• TASK BRIEF: In the records below, reproduce exactly the lines from the one containing "Write a Python" through the one containing "dash = (6, 3.2)", both included, and omit the pictures.

• MATERIAL SHOWN:
☆ ☆ ☆ ☆ ☆ ☆ ☆

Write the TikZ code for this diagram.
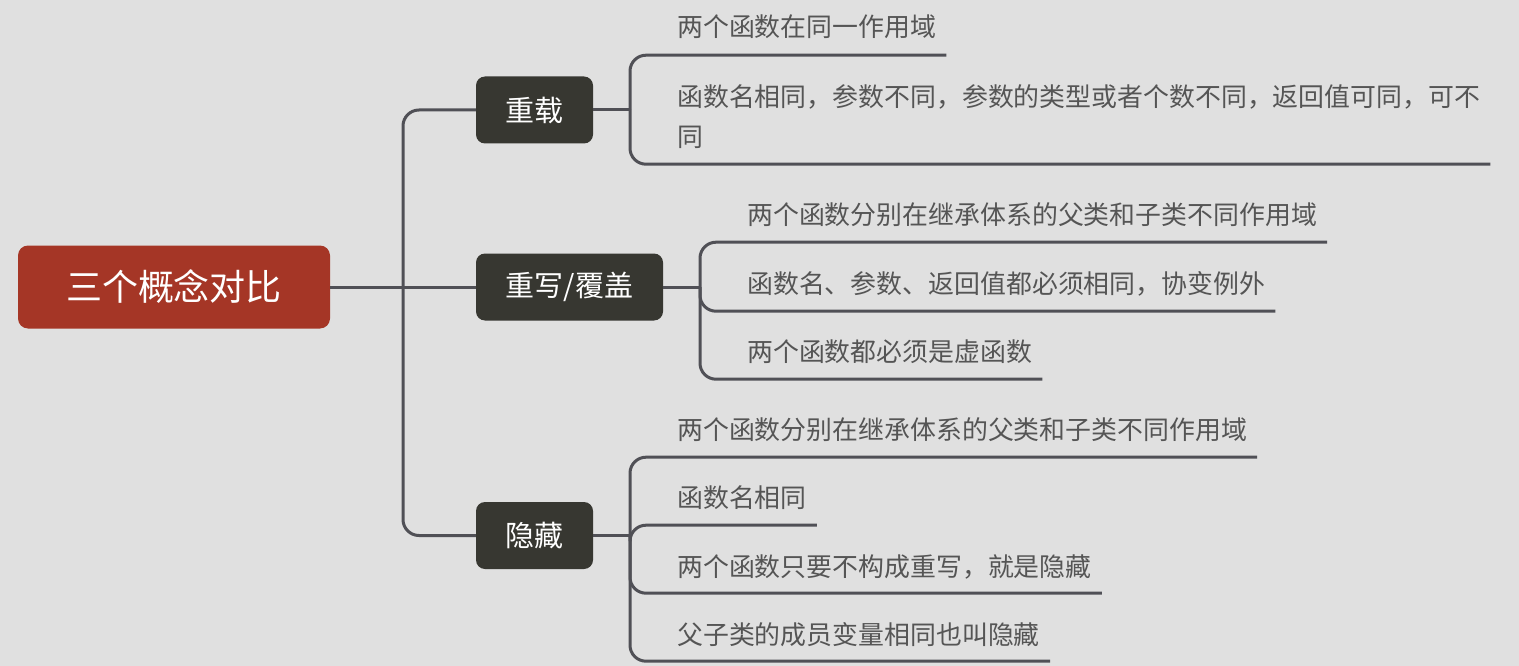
\documentclass[tikz,border=0pt]{standalone}
\usepackage{fontspec}
\setmainfont{Noto Sans CJK SC}
\definecolor{colFondo}{HTML}{E0E0E0}
\definecolor{colRaiz}{HTML}{A53626}
\definecolor{colRama}{HTML}{373731}
\definecolor{colLinea}{HTML}{505056}
\definecolor{colTexto}{HTML}{555555}
\begin{document}
\begin{tikzpicture}[x=1pt, y=-1pt,
    raiz/.style={fill=colRaiz, text=white, rounded corners=10pt, minimum width=312pt,
      minimum height=83pt, inner sep=0pt, font=\fontsize{36}{40}\selectfont},
    rama/.style={fill=colRama, text=white, rounded corners=9pt, minimum height=67pt,
      inner sep=0pt, font=\fontsize{29}{33}\selectfont},
    hoja/.style={anchor=west, text=colTexto, inner xsep=10pt, inner ysep=0pt, align=left,
      font=\fontsize{25.9}{40}\selectfont},
    enlace/.style={draw=colLinea, line width=3pt},
    curva/.style={enlace, rounded corners=16pt}]
  % Fondo
  \fill[colFondo] (0,0) rectangle (1519,666);
  \useasboundingbox (0,0) rectangle (1519,666);
  % Raiz y ramas
  \node[raiz] (raiz) at (174,287) {三个概念对比};
  \node[rama, minimum width=117pt] (b1) at (534.5,110) {重载};
  \node[rama, minimum width=187pt] (b2) at (569.5,287) {重写/覆盖};
  \node[rama, minimum width=117pt] (b3) at (534.5,535.5) {隐藏};
  % Hojas de 重载
  \node[hoja, minimum height=56pt] (h11) at (667,27) {两个函数在同一作用域};
  \node[hoja, minimum height=94pt] (h12) at (667,117)
    {函数名相同，参数不同，参数的类型或者个数不同，返回值可同，可不\\同};
  % Hojas de 重写/覆盖
  \node[hoja, minimum height=54pt] (h21) at (737,215) {两个函数分别在继承体系的父类和子类不同作用域};
  \node[hoja, minimum height=54pt] (h22) at (737,284) {函数名、参数、返回值都必须相同，协变例外};
  \node[hoja, minimum height=54pt] (h23) at (737,352) {两个函数都必须是虚函数};
  % Hojas de 隐藏
  \node[hoja, minimum height=54pt] (h31) at (667,430) {两个函数分别在继承体系的父类和子类不同作用域};
  \node[hoja, minimum height=54pt] (h32) at (667,498) {函数名相同};
  \node[hoja, minimum height=52pt] (h33) at (667,567) {两个函数只要不构成重写，就是隐藏};
  \node[hoja, minimum height=52pt] (h34) at (667,635) {父子类的成员变量相同也叫隐藏};
  % Troncos
  \coordinate (t0) at (403,287);
  \coordinate (t1) at (630,110);
  \coordinate (t2) at (700,287);
  \coordinate (t3) at (630,535.5);
  % Enlaces
  \draw[enlace] (raiz.east) -- (t0) -- (b2.west);
  \draw[curva] (t0) |- (b1.west);
  \draw[curva] (t0) |- (b3.west);
  \draw[enlace] (b1.east) -- (t1);
  \draw[curva] (t1) |- (h11.south east);
  \draw[curva] (t1) |- (h12.south east);
  \draw[enlace] (b2.east) -- (t2);
  \draw[curva] (t2) |- (h21.south east);
  \draw[curva] (t2) |- (h22.south east);
  \draw[curva] (t2) |- (h23.south east);
  \draw[enlace] (b3.east) -- (t3);
  \draw[curva] (t3) |- (h31.south east);
  \draw[curva] (t3) |- (h32.south east);
  \draw[curva] (t3) |- (h33.south east);
  \draw[curva] (t3) |- (h34.south east);
\end{tikzpicture}
\end{document}
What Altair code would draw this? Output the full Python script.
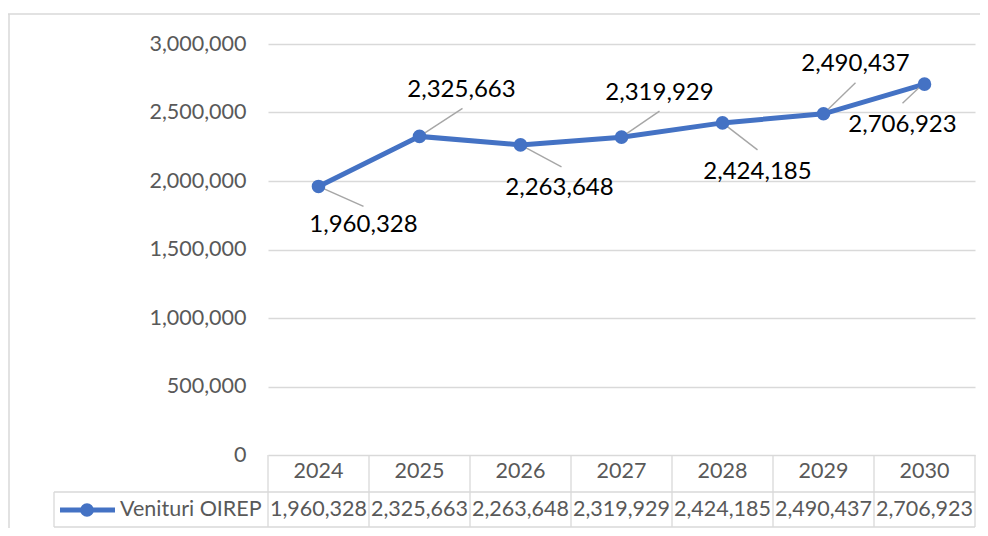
import altair as alt
import pandas as pd

# ---- data ----
years = [2024, 2025, 2026, 2027, 2028, 2029, 2030]
values = [1960328, 2325663, 2263648, 2319929, 2424185, 2490437, 2706923]
y_ticks = [0, 500000, 1000000, 1500000, 2000000, 2500000, 3000000]
series_name = "Venituri OIREP"

# ---- style / label placement (pixel offsets relative to each point) ----
# (label_dx, label_dy, leader_start_dx, leader_start_dy, leader_end_dx, leader_end_dy)
label_offsets = {
    2024: (45, 39, 0, 0, 45, 20),
    2025: (42, -46, 0, 0, 43, -28),
    2026: (39, 43, 0, 0, 41, 22),
    2027: (38, -44, 0, 0, 38, -26),
    2028: (35, 49, 0, 0, 35, 27),
    2029: (32, -50, 0, 0, 32, -31),
    2030: (-22, 41, -5, 3, -22, 19),
}

BLUE = "#4472C4"
GRID = "#D9D9D9"
GRAY_TXT = "#595959"
FONT = "Lato"
TXT_SIZE = 21.5
W, H = 707, 411

df = pd.DataFrame({"year": years, "value": values})
edges = pd.DataFrame({"edge": [y - 0.5 for y in years] + [years[-1] + 0.5]})
one = pd.DataFrame({"name": [series_name]})

xs = alt.Scale(domain=[years[0] - 0.5, years[-1] + 0.5], nice=False, zero=False)
ys = alt.Scale(domain=[y_ticks[0], y_ticks[-1]], nice=False)

X = alt.X("year:Q", scale=xs, axis=None)
Y = alt.Y(
    "value:Q",
    scale=ys,
    axis=alt.Axis(
        values=y_ticks,
        labelExpr="format(datum.value, ',')",
        title=None,
        ticks=False,
        domain=False,
        labelFont=FONT,
        labelFontSize=TXT_SIZE,
        labelColor=GRAY_TXT,
        labelPadding=22,
        gridColor=GRID,
        gridWidth=1.3,
    ),
)

base = alt.Chart(df)

line = base.mark_line(color=BLUE, strokeWidth=5).encode(x=X, y=Y)
pts = base.mark_circle(color=BLUE, size=185, opacity=1).encode(x=X, y=Y)

layers = [line]

# leader lines and data labels
for yr in years:
    ldx, ldy, sx, sy, ex, ey = label_offsets[yr]
    sub = base.transform_filter(alt.datum.year == yr)
    layers.append(
        sub.mark_rule(
            color="#A6A6A6", strokeWidth=1.4,
            xOffset=sx, yOffset=sy, x2Offset=ex, y2Offset=ey,
        ).encode(x=X, y=Y, x2="year:Q", y2="value:Q")
    )
layers.append(pts)
for yr in years:
    ldx, ldy, sx, sy, ex, ey = label_offsets[yr]
    sub = base.transform_filter(alt.datum.year == yr)
    layers.append(
        sub.mark_text(
            dx=ldx, dy=ldy, font=FONT, fontSize=24, color="#000000",
            align="center", baseline="middle",
        ).encode(x=X, y=Y, text=alt.Text("value:Q", format=","))
    )

# ---- data table below the plot ----
TBL_TOP, TBL_MID, TBL_BOT = 411, 448, 483
LEG_LEFT = -214

vlines = alt.Chart(edges).mark_rule(color=GRID, strokeWidth=1.3).encode(
    x=alt.X("edge:Q", scale=xs, axis=None),
    y=alt.value(TBL_TOP), y2=alt.value(TBL_BOT),
)
leg_left = alt.Chart(one).mark_rule(color=GRID, strokeWidth=1.3).encode(
    x=alt.value(LEG_LEFT), y=alt.value(TBL_MID), y2=alt.value(TBL_BOT)
)
hmid = alt.Chart(one).mark_rule(color=GRID, strokeWidth=1.3).encode(
    x=alt.value(LEG_LEFT), x2=alt.value(W), y=alt.value(TBL_MID)
)
hbot = alt.Chart(one).mark_rule(color=GRID, strokeWidth=1.3).encode(
    x=alt.value(LEG_LEFT), x2=alt.value(W), y=alt.value(TBL_BOT)
)
hdr = base.mark_text(font=FONT, fontSize=TXT_SIZE, color=GRAY_TXT, baseline="middle").encode(
    x=X, y=alt.value(428), text=alt.Text("year:N")
)
vals = base.mark_text(font=FONT, fontSize=TXT_SIZE, color=GRAY_TXT, baseline="middle").encode(
    x=X, y=alt.value(466), text=alt.Text("value:Q", format=",")
)
leg_line = alt.Chart(one).mark_rule(color=BLUE, strokeWidth=5).encode(
    x=alt.value(-208), x2=alt.value(-153), y=alt.value(466)
)
leg_dot = alt.Chart(one).mark_circle(color=BLUE, size=185, opacity=1).encode(
    x=alt.value(-181), y=alt.value(466)
)
leg_txt = alt.Chart(one).mark_text(
    font=FONT, fontSize=TXT_SIZE, color=GRAY_TXT, align="left", baseline="middle"
).encode(x=alt.value(-148), y=alt.value(466), text="name:N")

# outer chart border (top and left)
border_top = alt.Chart(one).mark_rule(color=GRID, strokeWidth=1.5).encode(
    x=alt.value(-260), x2=alt.value(W + 5), y=alt.value(-30)
)
border_left = alt.Chart(one).mark_rule(color=GRID, strokeWidth=1.5).encode(
    x=alt.value(-259), y=alt.value(-30), y2=alt.value(H + 73)
)

chart = alt.layer(
    *layers, vlines, leg_left, hmid, hbot, hdr, vals, leg_line, leg_dot, leg_txt,
    border_top, border_left,
).properties(
    width=W, height=H,
    autosize=alt.AutoSizeParams(type="none"),
    padding={"left": 260, "top": 36, "right": 5, "bottom": 73},
    background="white",
).configure_view(stroke=None)

chart.save("out.html", embed_options={"renderer": "svg", "actions": False})
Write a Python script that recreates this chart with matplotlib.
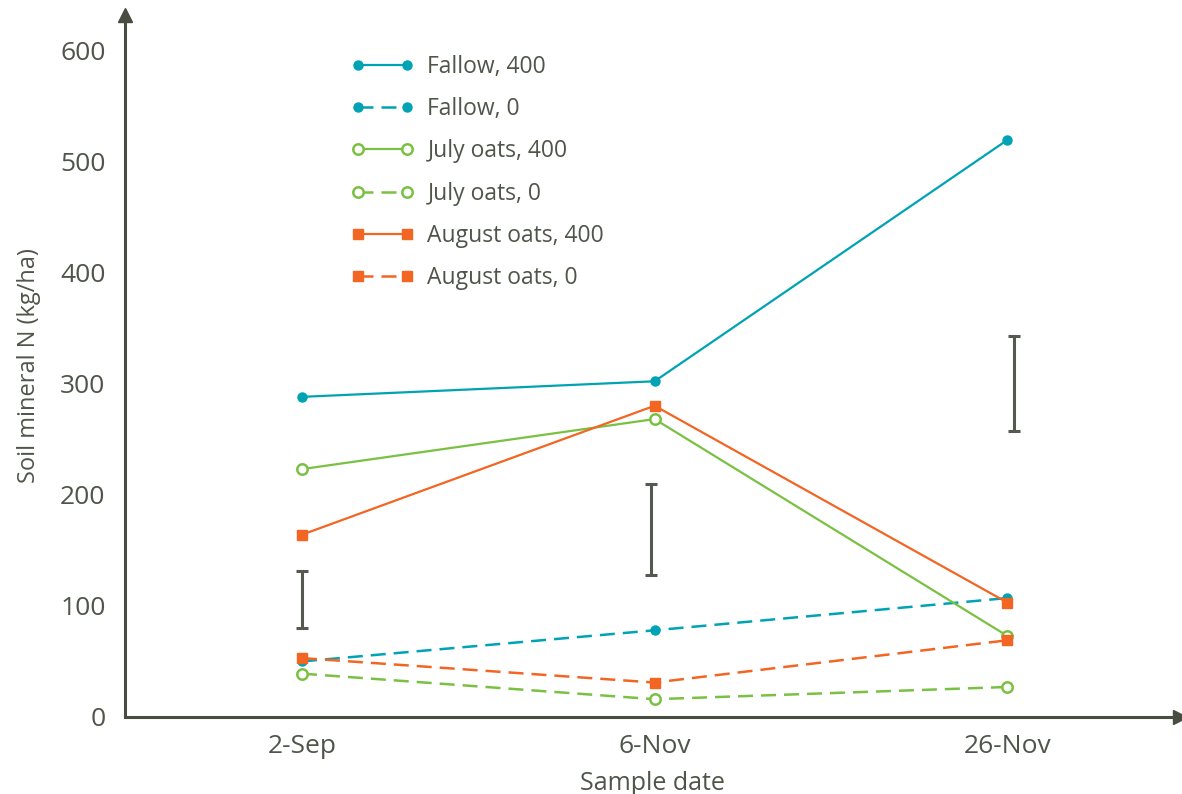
import matplotlib.pyplot as plt

# Sample dates and soil mineral N (kg/ha)
dates = ['2-Sep', '6-Nov', '26-Nov']
fallow_400 = [288, 302, 519]
fallow_0 = [50, 78, 107]
july_400 = [223, 268, 73]
july_0 = [39, 16, 27]
august_400 = [164, 280, 103]
august_0 = [53, 31, 69]

# LSD-style error bars (centre, half width)
err_centre = [106, 168.5, 300]
err_half = [25.5, 41, 43]

TEAL = '#00a3b4'
GREEN = '#7ac143'
ORANGE = '#f26522'
AXIS = '#474d41'
TEXT = '#4f5649'

plt.rcParams['font.family'] = ['Open Sans', 'DejaVu Sans']

fig = plt.figure(figsize=(11.82, 7.94), dpi=100)
ax = fig.add_axes([125 / 1182, 1 - 717 / 794, (1180 - 125) / 1182, (717 - 15) / 794])

x = list(range(len(dates)))
dash = (6, 3.2)

ax.plot(x, fallow_400, color=TEAL, lw=1.6, marker='o', ms=6.5, label='Fallow, 400')
ax.plot(x, fallow_0, color=TEAL, lw=1.8, dashes=dash, marker='o', ms=6.5, label='Fallow, 0')
ax.plot(x, july_400, color=GREEN, lw=1.6, marker='o', ms=7.5, mfc='white', mew=1.8,
        label='July oats, 400')
ax.plot(x, july_0, color=GREEN, lw=1.8, dashes=dash, marker='o', ms=7.5, mfc='white',
        mew=1.8, label='July oats, 0')
ax.plot(x, august_400, color=ORANGE, lw=1.6, marker='s', ms=6.5, label='August oats, 400')
ax.plot(x, august_0, color=ORANGE, lw=1.8, dashes=dash, marker='s', ms=6.5, label='August oats, 0')

err_x = [0, 0.99, 2.02]
ax.errorbar(err_x, err_centre, yerr=err_half, fmt='none', ecolor='#545a4f',
            elinewidth=2.2, capsize=4.5, capthick=2.2)

ax.set_xlim(-0.502, 2.49)
ax.set_ylim(0, 631.5)
ax.set_xticks(x)
ax.set_xticklabels(dates)
ax.set_yticks([0, 100, 200, 300, 400, 500, 600])
ax.tick_params(axis='both', length=0, labelsize=19, colors=TEXT)
ax.tick_params(axis='y', pad=14)
ax.tick_params(axis='x', pad=12)

for side in ['top', 'right']:
    ax.spines[side].set_visible(False)
for side in ['left', 'bottom']:
    ax.spines[side].set_color(AXIS)
    ax.spines[side].set_linewidth(2.2)

# arrow heads at the ends of the axes
ax.plot(1, 0, marker='>', ms=10, color=AXIS, transform=ax.transAxes, clip_on=False)
ax.plot(0, 1, marker='^', ms=10, color=AXIS, transform=ax.transAxes, clip_on=False)

ax.set_xlabel('Sample date', fontsize=18, color=TEXT, labelpad=9)
ax.set_ylabel('Soil mineral N (kg/ha)', fontsize=17, color=TEXT, labelpad=14)

leg = ax.legend(loc='upper left', bbox_to_anchor=(330 / 1182, 1 - 34 / 794),
                bbox_transform=fig.transFigure, frameon=False, fontsize=16.5,
                numpoints=2, handlelength=2.75, handletextpad=0.6, labelspacing=0.8)
for t in leg.get_texts():
    t.set_color(TEXT)

fig.savefig('out.png', dpi=100)
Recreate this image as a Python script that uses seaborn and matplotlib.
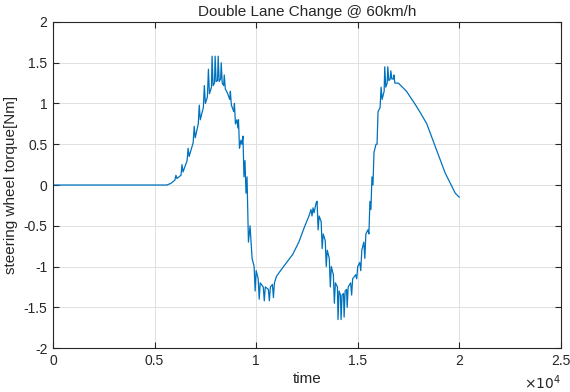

☆ ☆ ☆ ☆ ☆ ☆ ☆

• ANSWER IN FULL:
Write a Python script that recreates this chart with matplotlib.
import matplotlib.pyplot as plt

# Sample dates and soil mineral N (kg/ha)
dates = ['2-Sep', '6-Nov', '26-Nov']
fallow_400 = [288, 302, 519]
fallow_0 = [50, 78, 107]
july_400 = [223, 268, 73]
july_0 = [39, 16, 27]
august_400 = [164, 280, 103]
august_0 = [53, 31, 69]

# LSD-style error bars (centre, half width)
err_centre = [106, 168.5, 300]
err_half = [25.5, 41, 43]

TEAL = '#00a3b4'
GREEN = '#7ac143'
ORANGE = '#f26522'
AXIS = '#474d41'
TEXT = '#4f5649'

plt.rcParams['font.family'] = ['Open Sans', 'DejaVu Sans']

fig = plt.figure(figsize=(11.82, 7.94), dpi=100)
ax = fig.add_axes([125 / 1182, 1 - 717 / 794, (1180 - 125) / 1182, (717 - 15) / 794])

x = list(range(len(dates)))
dash = (6, 3.2)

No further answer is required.